Hi midac,
First let me confess that I do not read Russian books, but Kobos do allow you to easily copy your own fonts onto the device and use them to display book contents so you shouldn't have a problem reading Cyrillic alphabet books. Even if you don't want to do that, the built-in serif fonts, Amasis, Caecilia, Georgia and Malabar, all appear to contain Cyrillic characters.
In addition I think the book lists in the user interface all use Georgia to display Author and Title so you should be OK with those, too. The Series name display uses one of the built-in sans-serif fonts rather than Georgia so I'm not sure whether Series would display Cyrillic characters.

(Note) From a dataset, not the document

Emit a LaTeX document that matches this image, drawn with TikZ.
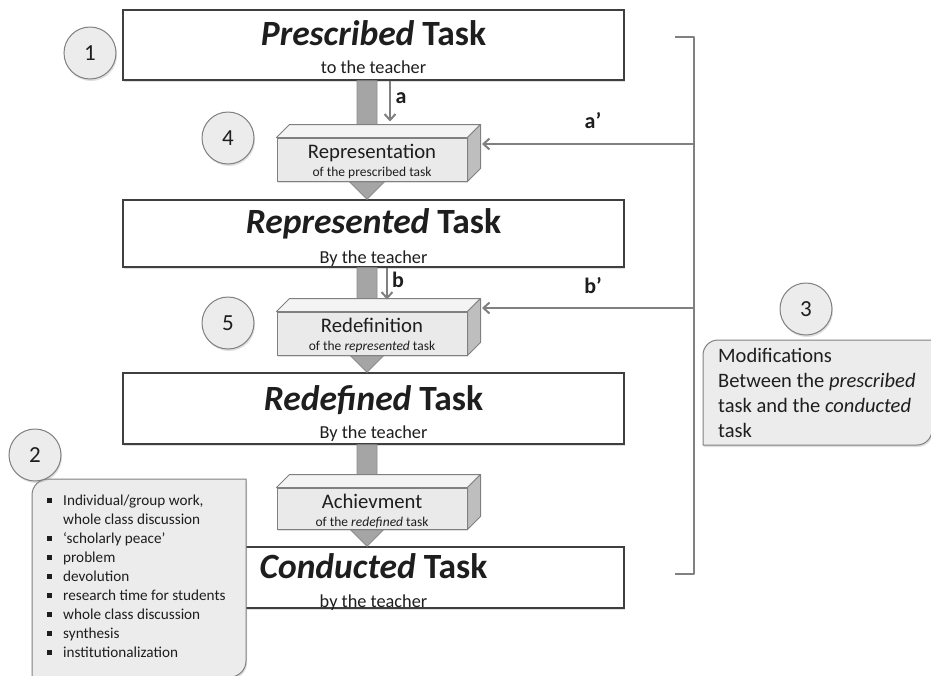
\documentclass[tikz,border=0pt]{standalone}
\usepackage{fontspec}
\setmainfont{Carlito}
\usetikzlibrary{shadows,arrows.meta,calc}
\definecolor{boxline}{HTML}{3F3F3F}
\definecolor{barfill}{HTML}{A5A5A5}
\definecolor{barline}{HTML}{8C8C8C}
\definecolor{facefront}{HTML}{EAEAEA}
\definecolor{facetop}{HTML}{F4F4F4}
\definecolor{faceside}{HTML}{BEBEBE}
\definecolor{lineg}{HTML}{808080}
\definecolor{calloutfill}{HTML}{ECECEC}
\definecolor{txt}{HTML}{1E1E1E}
\newcommand\sqbul{\raisebox{2.5pt}{\rule{5pt}{5pt}}}
\newcommand\blockarr[2]{%
  \draw[blockarrow] ($(#1.south)+(-16.5,0)$) -- ($(#1.south)+(3.5,0)$)
    -- ($(#2.north)+(3.5,-26)$) -- ($(#2.north)+(19.5,-26)$)
    -- ($(#2.north)+(-6.5,0)$) -- ($(#2.north)+(-32.5,-26)$)
    -- ($(#2.north)+(-16.5,-26)$) -- cycle;}
\newcommand\boxfaces[1]{%
  \draw[topface] (#1.north west) -- ++(13,-13) -- ($(#1.north east)+(13,-13)$) -- (#1.north east) -- cycle;
  \draw[sideface] (#1.north east) -- ++(13,-13) -- ($(#1.south east)+(13,-13)$) -- (#1.south east) -- cycle;}
\begin{document}
\begin{tikzpicture}[x=1pt,y=-1pt,
  taskbox/.style={draw=boxline,fill=white,line width=1.4pt,minimum width=501pt,inner sep=0pt,
    drop shadow={shadow xshift=1pt,shadow yshift=-2pt,opacity=0.25}},
  tasktitle/.style={anchor=base,inner sep=0pt,text=txt,font=\fontsize{35.5}{35.5}\selectfont\bfseries},
  tasksub/.style={anchor=base,inner sep=0pt,text=txt,font=\fontsize{18.3}{18.3}\selectfont},
  blockarrow/.style={fill=barfill,draw=barline,line width=0.8pt},
  front/.style={draw=lineg,fill=facefront,line width=1pt,minimum width=190pt,inner sep=0pt,
    drop shadow={shadow xshift=1pt,shadow yshift=-2pt,opacity=0.25}},
  topface/.style={draw=lineg,fill=facetop,line width=1pt,line join=round},
  sideface/.style={draw=lineg,fill=faceside,line width=1pt,line join=round},
  facetitle/.style={anchor=base,inner sep=0pt,text=txt,font=\fontsize{20.7}{20.7}\selectfont},
  facesub/.style={anchor=base,inner sep=0pt,text=txt,font=\fontsize{13.5}{13.5}\selectfont},
  thinarrow/.style={draw=lineg,line width=2pt,-{Straight Barb[length=6pt,width=11pt,line width=2pt]}},
  arrlabel/.style={anchor=base,inner sep=0pt,text=txt,font=\fontsize{22}{22}\selectfont\bfseries},
  numcirc/.style={circle,draw=lineg,fill=calloutfill,line width=1pt,minimum size=52pt,inner sep=0pt,
    text=txt,font=\fontsize{23}{23}\selectfont,
    drop shadow={shadow xshift=1pt,shadow yshift=-2pt,opacity=0.25}},
  callout/.style={draw=lineg,fill=calloutfill,line width=1pt,
    drop shadow={shadow xshift=1pt,shadow yshift=-2pt,opacity=0.25}}]
\useasboundingbox (0,0) rectangle (931,675);

% task boxes
\node[taskbox,minimum height=70pt] (t1) at (373.5,45) {};
\node[taskbox,minimum height=67pt] (t2) at (373.5,233.5) {};
\node[taskbox,minimum height=71pt] (t3) at (373.5,408.5) {};
\node[taskbox,minimum height=61pt] (t4) at (373.5,577.5) {};

\node[tasktitle] (t1a) at (373.5,45) {\textit{Prescribed} Task};
\node[tasksub] (t1b) at (373.5,73) {to the teacher};
\node[tasktitle] (t2a) at (373.5,233) {\textit{Represented} Task};
\node[tasksub] (t2b) at (373.5,263) {By the teacher};
\node[tasktitle] (t3a) at (373.5,410) {\textit{Redefined} Task};
\node[tasksub] (t3b) at (373.5,438) {By the teacher};
\node[tasktitle] (t4a) at (373.5,578) {\textit{Conducted} Task};
\node[tasksub] (t4b) at (373.5,607) {by the teacher};

% block arrows
\blockarr{t1}{t2}
\blockarr{t2}{t3}
\blockarr{t3}{t4}

% 3D boxes
\node[front,minimum height=43pt] (rep) at (372,159.5) {};
\boxfaces{rep}
\node[facetitle] (repa) at (372,158) {Representation};
\node[facesub] (repb) at (372,176) {of the prescribed task};

\node[front,minimum height=43pt] (red) at (372,333.5) {};
\boxfaces{red}
\node[facetitle] (reda) at (372,332) {Redefinition};
\node[facesub] (redb) at (372,350) {of the \textit{represented} task};

\node[front,minimum height=41pt] (ach) at (372,508.5) {};
\boxfaces{ach}
\node[facetitle] (acha) at (372,508) {Achievment};
\node[facesub] (achb) at (372,526) {of the \textit{redefined} task};

% small arrows a, b
\coordinate (repTop) at ($(rep.north)+(18,-16)$);
\coordinate (redTop) at ($(red.north)+(15,-12)$);
\draw[thinarrow] (t1.south -| repTop) -- (repTop);
\draw[thinarrow] (t2.south -| redTop) -- (redTop);
\node[arrlabel] (la) at (401,103) {a};
\node[arrlabel] (lb) at (398,287) {b};

% bracket
\coordinate (brT) at (694,37);
\coordinate (brB) at (694,574);
\draw[lineg,line width=2.5pt,line join=round] ($(brT)+(-19,0)$) -- (brT) -- (brB) -- ($(brB)+(-19,0)$);
\coordinate (repR) at (482,144);
\coordinate (redR) at (482,308);
\draw[thinarrow] (brT |- repR) -- (repR);
\draw[thinarrow] (brT |- redR) -- (redR);
\node[arrlabel] (lap) at (593,128) {a’};
\node[arrlabel] (lbp) at (593,293) {b’};

% callouts
\draw[callout] (32,677) -- (32,495) arc[start angle=180,end angle=270,radius=16] -- (246,479)
  -- (246,661) arc[start angle=0,end angle=90,radius=16] -- cycle;
\node[anchor=base west,inner sep=0pt,text=txt,font=\fontsize{15.2}{19}\selectfont] (list) at (47,505)
 {\begin{tabular}[t]{@{}l@{\hspace{11pt}}l@{}}
  \sqbul & Individual/group work,\\
         & whole class discussion\\
  \sqbul & ‘scholarly peace’\\
  \sqbul & problem\\
  \sqbul & devolution\\
  \sqbul & research time for students\\
  \sqbul & whole class discussion\\
  \sqbul & synthesis\\
  \sqbul & institutionalization
 \end{tabular}};

\draw[callout] (703,445) -- (703,355) arc[start angle=180,end angle=270,radius=15] -- (932,340)
  -- (932,430) arc[start angle=0,end angle=90,radius=15] -- cycle;
\node[anchor=base west,inner sep=0pt,text=txt,font=\fontsize{20.5}{25}\selectfont] (mods) at (718,362)
 {\begin{tabular}[t]{@{}l@{}}
  Modifications\\
  Between the \textit{prescribed}\\
  task and the \textit{conducted}\\
  task
 \end{tabular}};

% number circles
\node[numcirc] (c1) at (90,53) {1};
\node[numcirc] (c4) at (228,138) {4};
\node[numcirc] (c5) at (228,323) {5};
\node[numcirc] (c3) at (806,309) {3};
\node[numcirc] (c2) at (35,455) {2};
\end{tikzpicture}
\end{document}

However, when you configure your device for the language you want to see in the user interface, Russian is not one of the languages offered. Neither are there built-in
- Russian-Russian dictionary,
- Russian-English translation dictionaries,
- Russian hyphenation dictionary
I'm not sure what the implications of all these would be for your situation. I suspect some of these limitations can be improved by hacking but you may prefer not to do that. Although I don't use it myself, I know there is definitely a hack you can apply so that the built-in 'soft' keyboard displays Cyrillic characters.
I hope a Russian Kobo user will drop by soon who can give you a much more complete picture for how suitable Kobos are for Cyrillic.